• _Dataset rows_:
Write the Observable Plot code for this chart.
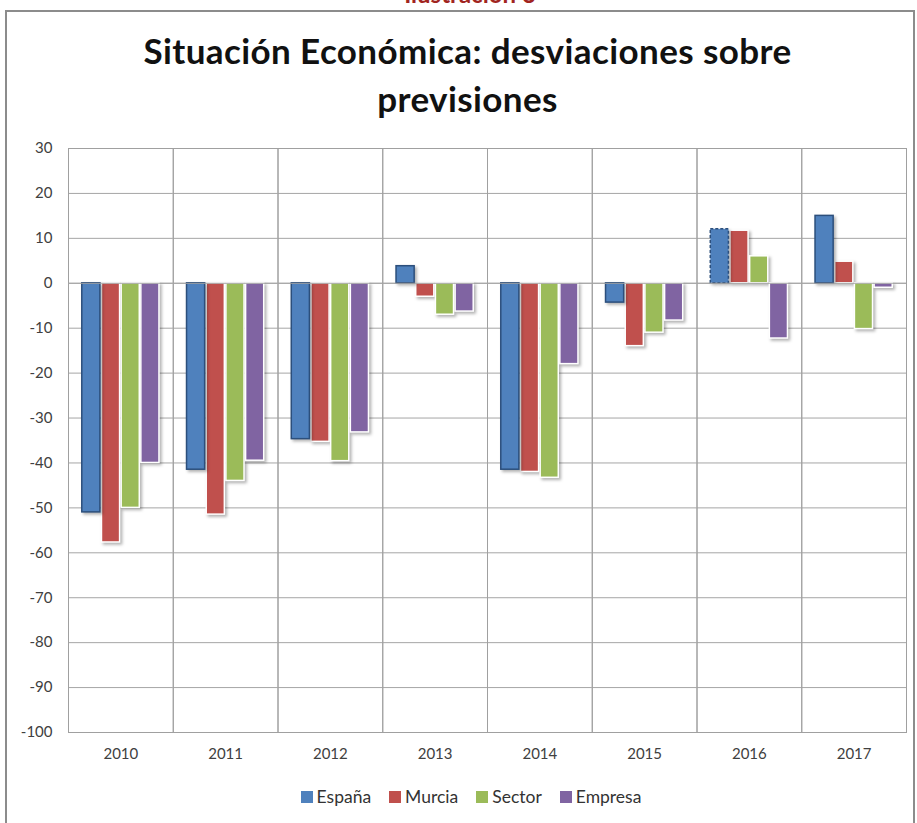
<!DOCTYPE html>
<html>
<head>
<meta charset="utf-8">
<script src="https://cdn.jsdelivr.net/npm/d3@7"></script>
<script src="https://cdn.jsdelivr.net/npm/@observablehq/plot@0.6"></script>
<style>
  html, body { margin: 0; padding: 0; background: #fff; }
  body { width: 917px; height: 823px; position: relative; overflow: hidden; font-family: Lato, "Open Sans", sans-serif; }
  #frame { position: absolute; left: 5px; top: 10px; width: 910px; height: 900px; border: 2px solid #8c8c8c; box-sizing: border-box; }
  #label { position: absolute; left: 0; width: 940px; top: -21px; text-align: center; color: #a1251f; font-weight: bold; font-size: 24px; }
  #title { position: absolute; left: 0; width: 935px; top: 26px; text-align: center; font-weight: bold; font-size: 35px; letter-spacing: 0.4px; line-height: 48px; color: #111; }
  #chart { position: absolute; left: 0; top: 130px; }
  #legend { position: absolute; left: 0; width: 942px; top: 786px; display: flex; justify-content: center; gap: 18px; font-size: 17.5px; color: #333; }
  #legend .item { display: flex; align-items: center; gap: 4px; }
  #legend .sw { width: 12px; height: 12px; display: inline-block; }
</style>
</head>
<body>
<div id="label">Ilustración 3</div>
<div id="frame"></div>
<div id="title">Situación Económica: desviaciones sobre<br>previsiones</div>
<div id="chart"></div>
<div id="legend"></div>
<script>
const years = ["2010", "2011", "2012", "2013", "2014", "2015", "2016", "2017"];
const series = ["España", "Murcia", "Sector", "Empresa"];
const espana  = [-51, -41.5, -34.7, 3.8, -41.5, -4.3, 12, 15];
const murcia  = [-57.7, -51.5, -35.3, -3, -42, -14, 11.7, 4.8];
const sector  = [-50, -44, -39.6, -7, -43.3, -11, 6, -10.2];
const empresa = [-40, -39.5, -33.2, -6.3, -18, -8.3, -12.3, -1];
const colors = ["#4f81bd", "#c0504d", "#9bbb59", "#8064a2"];
const yTicks = [30, 20, 10, 0, -10, -20, -30, -40, -50, -60, -70, -80, -90, -100];

const valuesBySeries = [espana, murcia, sector, empresa];
const rows = [];
years.forEach((y, i) => series.forEach((s, j) => rows.push({year: y, series: s, value: valuesBySeries[j][i]})));

const dashedYear = "2016";
const isEsp = d => d.series === "España";

const chart = Plot.plot({
  width: 917,
  height: 640,
  marginLeft: 68,
  marginRight: 11,
  marginTop: 18,
  marginBottom: 38,
  style: {fontFamily: "Lato, 'Open Sans', sans-serif", fontSize: "15px", color: "#404040", background: "transparent"},
  fx: {domain: years, padding: 0, round: false, label: null, axis: "bottom", tickSize: 0, tickPadding: 16},
  x: {domain: series, axis: null, paddingInner: 0.08, paddingOuter: 0.7, round: false},
  y: {domain: [-100, 30], ticks: yTicks, tickSize: 0, tickPadding: 16, label: null, tickFormat: d => String(d)},
  color: {domain: series, range: colors},
  marks: [
    Plot.ruleY(yTicks, {stroke: "#a6a6a6", strokeWidth: 1}),
    Plot.frame({stroke: "#a0a0a0", strokeWidth: 1}),
    Plot.barY(rows.filter(d => !isEsp(d)), {fx: "year", x: "series", y: "value", fill: "series", stroke: "white", strokeWidth: 1.5}),
    Plot.barY(rows.filter(d => isEsp(d) && d.year !== dashedYear), {fx: "year", x: "series", y: "value", fill: "series", stroke: "#2c4f7c", strokeWidth: 1.5}),
    Plot.barY(rows.filter(d => isEsp(d) && d.year === dashedYear), {fx: "year", x: "series", y: "value", fill: "series", stroke: "#2c4f7c", strokeWidth: 1.5, strokeDasharray: "3,2"}),
    Plot.ruleY([0], {stroke: "#a6a6a6", strokeWidth: 1})
  ]
});
chart.querySelectorAll('g[aria-label="bar"]').forEach(g => g.style.filter = "drop-shadow(2px 2px 1.5px rgba(0,0,0,0.3))");
document.getElementById("chart").appendChild(chart);

const legend = document.getElementById("legend");
series.forEach((s, i) => {
  const it = document.createElement("div");
  it.className = "item";
  it.innerHTML = `<span class="sw" style="background:${colors[i]}"></span><span>${s}</span>`;
  legend.appendChild(it);
});
</script>
</body>
</html>
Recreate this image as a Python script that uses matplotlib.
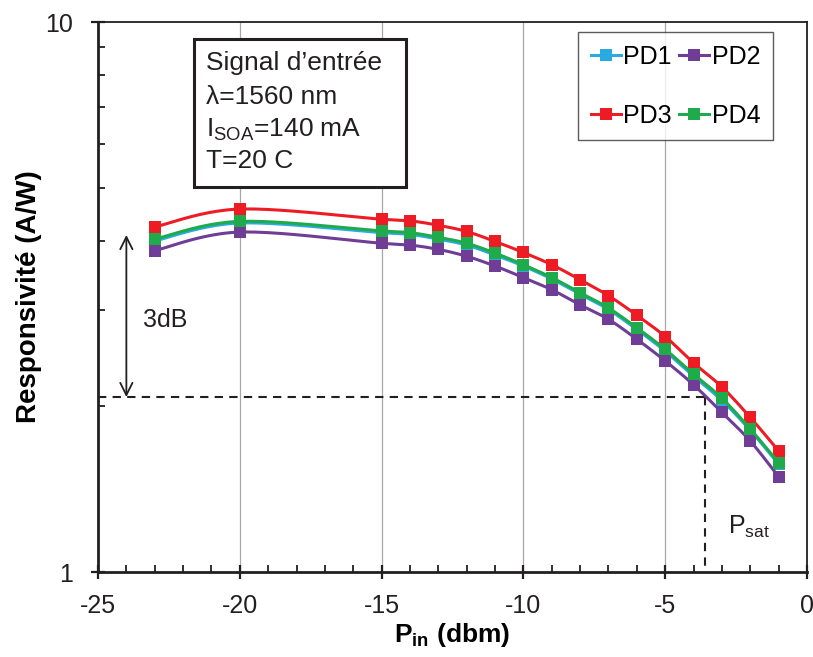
import numpy as np
import matplotlib
matplotlib.use('Agg')
import matplotlib.pyplot as plt
from matplotlib.patches import Rectangle
from matplotlib.ticker import FixedLocator, FixedFormatter, LogLocator, NullFormatter

plt.rcParams['font.family'] = ['Liberation Sans', 'DejaVu Sans']
plt.rcParams['mathtext.fontset'] = 'custom'
plt.rcParams['mathtext.rm'] = 'Liberation Sans'
plt.rcParams['mathtext.it'] = 'Liberation Sans:italic'
plt.rcParams['mathtext.bf'] = 'Liberation Sans:bold'
plt.rcParams['axes.unicode_minus'] = False

# ---------------- data ----------------
p_in = [-23, -20, -15, -14, -13, -12, -11, -10, -9, -8, -7, -6, -5, -4, -3, -2, -1]
pd1 = [4.00, 4.31, 4.14, 4.11, 4.03, 3.93, 3.77, 3.60, 3.41, 3.20, 3.00, 2.76, 2.52, 2.27, 2.05, 1.81, 1.57]
pd2 = [3.84, 4.15, 3.96, 3.93, 3.86, 3.75, 3.60, 3.43, 3.26, 3.06, 2.88, 2.65, 2.42, 2.19, 1.95, 1.73, 1.49]
pd3 = [4.24, 4.57, 4.38, 4.35, 4.27, 4.16, 3.99, 3.81, 3.62, 3.40, 3.18, 2.93, 2.68, 2.40, 2.17, 1.91, 1.66]
pd4 = [4.03, 4.34, 4.17, 4.14, 4.06, 3.96, 3.80, 3.62, 3.43, 3.22, 3.02, 2.78, 2.54, 2.29, 2.07, 1.82, 1.58]
series_names = ['PD1', 'PD2', 'PD3', 'PD4']
series_values = [pd1, pd2, pd3, pd4]
series_colors = ['#29ABE2', '#6F3C96', '#ED1C24', '#1FAA4B']

x_ticks = [-25, -20, -15, -10, -5, 0]
y_ticks = [1, 10]
y_tick_labels = ['1', '10']

ref_level = 2.08        # -3 dB level
psat_x = -3.6           # saturation input power
ref_top = 4.10          # top of 3 dB arrow
arrow_x = -24.0

info_lines = ['Signal d\u2019entr\u00e9e', '\u03bb=1560 nm',
              'I$_{\\mathrm{SOA}}$=140 mA', 'T=20 C']


def smooth_curve(x, y, n=24):
    """Catmull-Rom (Excel-like) smoothing in (x, log y) space."""
    P = np.column_stack([np.asarray(x, float), np.log10(np.asarray(y, float))])
    Pe = np.vstack([P[0], P, P[-1]])
    xs, ys, idx = [], [], []
    t = np.linspace(0, 1, n, endpoint=False)
    for i in range(len(P) - 1):
        p0, p1, p2, p3 = Pe[i], Pe[i + 1], Pe[i + 2], Pe[i + 3]
        b1 = p1 + (p2 - p0) / 6.0
        b2 = p2 - (p3 - p1) / 6.0
        tt = t[:, None]
        seg = ((1 - tt) ** 3) * p1 + 3 * ((1 - tt) ** 2) * tt * b1 + 3 * (1 - tt) * tt ** 2 * b2 + tt ** 3 * p2
        idx.append(len(xs))
        xs.extend(seg[:, 0]); ys.extend(seg[:, 1])
    idx.append(len(xs))
    xs.append(P[-1, 0]); ys.append(P[-1, 1])
    return np.array(xs), 10 ** np.array(ys), idx


fig = plt.figure(figsize=(8.13, 6.57), dpi=100)
ax = fig.add_axes([98 / 813, 85 / 657, 709 / 813, 550 / 657])
ax.set_yscale('log')
ax.set_xlim(-25, 0)
ax.set_ylim(1, 10)

handles = []
for name, vals, col in zip(series_names, series_values, series_colors):
    xs, ys, idx = smooth_curve(p_in, vals)
    h, = ax.plot(xs, ys, color=col, lw=2.2, marker='s', markersize=8,
                 markevery=idx, markeredgewidth=0, label=name, zorder=4)
    handles.append(h)

# grid
ax.grid(True, axis='x', which='major', color='#A8A8A8', lw=0.9, zorder=0)
ax.grid(False, axis='y', which='both')

# dashed reference lines
ax.plot([-25, psat_x], [ref_level, ref_level], color='#231F20', lw=1.5,
        ls=(0, (4, 3)), zorder=3)
ax.plot([psat_x, psat_x], [ref_level, 1], color='#231F20', lw=1.5,
        ls=(0, (4, 3)), zorder=3)

# 3 dB arrow
ax.annotate('', xy=(arrow_x, ref_level), xytext=(arrow_x, ref_top),
            arrowprops=dict(arrowstyle='<->', color='#231F20', lw=1.3,
                            mutation_scale=22, shrinkA=0, shrinkB=0), zorder=3)
ax.text(-23.4, 2.79, '3dB', fontsize=18, color='#231F20', va='baseline', ha='left')
ax.text(-2.77, 1.172, 'P$_{\\mathrm{sat}}$', fontsize=18, color='#231F20',
        va='baseline', ha='left')

# info box
ax.add_patch(Rectangle((0.135, 0.70), 0.299, 0.269, transform=ax.transAxes,
                       facecolor='white', edgecolor='#231F20', lw=2.2, zorder=5))
for line, yb in zip(info_lines, [0.9127, 0.8509, 0.7915, 0.7345]):
    ax.text(0.152, yb, line, transform=ax.transAxes, fontsize=19,
            color='#231F20', va='baseline', ha='left', zorder=6)

# legend (row-wise order PD1 PD2 / PD3 PD4)
order = [0, 2, 1, 3]
leg = ax.legend([handles[i] for i in order], [series_names[i] for i in order],
                ncol=2, loc='upper left', bbox_to_anchor=(0.6775, 0.9818),
                borderaxespad=0, fontsize=18, frameon=True, fancybox=False,
                handlelength=1.2, handletextpad=0.1, columnspacing=0.3,
                labelspacing=1.4, borderpad=0.5, numpoints=1)
leg.get_frame().set_edgecolor('#333333')
leg.get_frame().set_linewidth(1.0)
leg.set_zorder(6)

# axes / ticks
ax.xaxis.set_major_locator(FixedLocator(x_ticks))
ax.xaxis.set_minor_locator(FixedLocator(list(range(-25, 1))))
ax.yaxis.set_major_locator(FixedLocator(y_ticks))
ax.yaxis.set_major_formatter(FixedFormatter(y_tick_labels))
ax.yaxis.set_minor_locator(LogLocator(base=10, subs=np.arange(2, 10)))
ax.yaxis.set_minor_formatter(NullFormatter())

ax.tick_params(axis='x', which='major', direction='inout', length=10, width=1.6,
               labelsize=18, colors='#231F20', pad=11)
ax.tick_params(axis='y', which='major', direction='inout', length=10, width=1.6,
               labelsize=18, colors='#231F20', pad=13)
ax.tick_params(axis='both', which='minor', direction='in', length=5, width=1.3,
               colors='#231F20')

for s in ['left', 'bottom']:
    ax.spines[s].set_linewidth(2.0)
    ax.spines[s].set_color('#231F20')
for s in ['top', 'right']:
    ax.spines[s].set_linewidth(1.3)
    ax.spines[s].set_color('#231F20')

ax.set_ylabel('Responsivit\u00e9 (A/W)', fontsize=20, fontweight='bold', labelpad=2)
ax.set_xlabel('$\\mathbf{P_{in}}$ (dbm)', fontsize=19, fontweight='bold', labelpad=2)

fig.savefig('out.png', dpi=100)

• _Set exercise_: Nothing but the lines from the one containing "Recreate this image" through the one containing "plt.rcParams['axes.unicode_minus'] = False" should appear in your copy, exactly as written and without pictures.

• _Answer to the problem_:
Recreate this image as a Python script that uses matplotlib.
import numpy as np
import matplotlib
matplotlib.use('Agg')
import matplotlib.pyplot as plt
from matplotlib.patches import Rectangle
from matplotlib.ticker import FixedLocator, FixedFormatter, LogLocator, NullFormatter

plt.rcParams['font.family'] = ['Liberation Sans', 'DejaVu Sans']
plt.rcParams['mathtext.fontset'] = 'custom'
plt.rcParams['mathtext.rm'] = 'Liberation Sans'
plt.rcParams['mathtext.it'] = 'Liberation Sans:italic'
plt.rcParams['mathtext.bf'] = 'Liberation Sans:bold'
plt.rcParams['axes.unicode_minus'] = False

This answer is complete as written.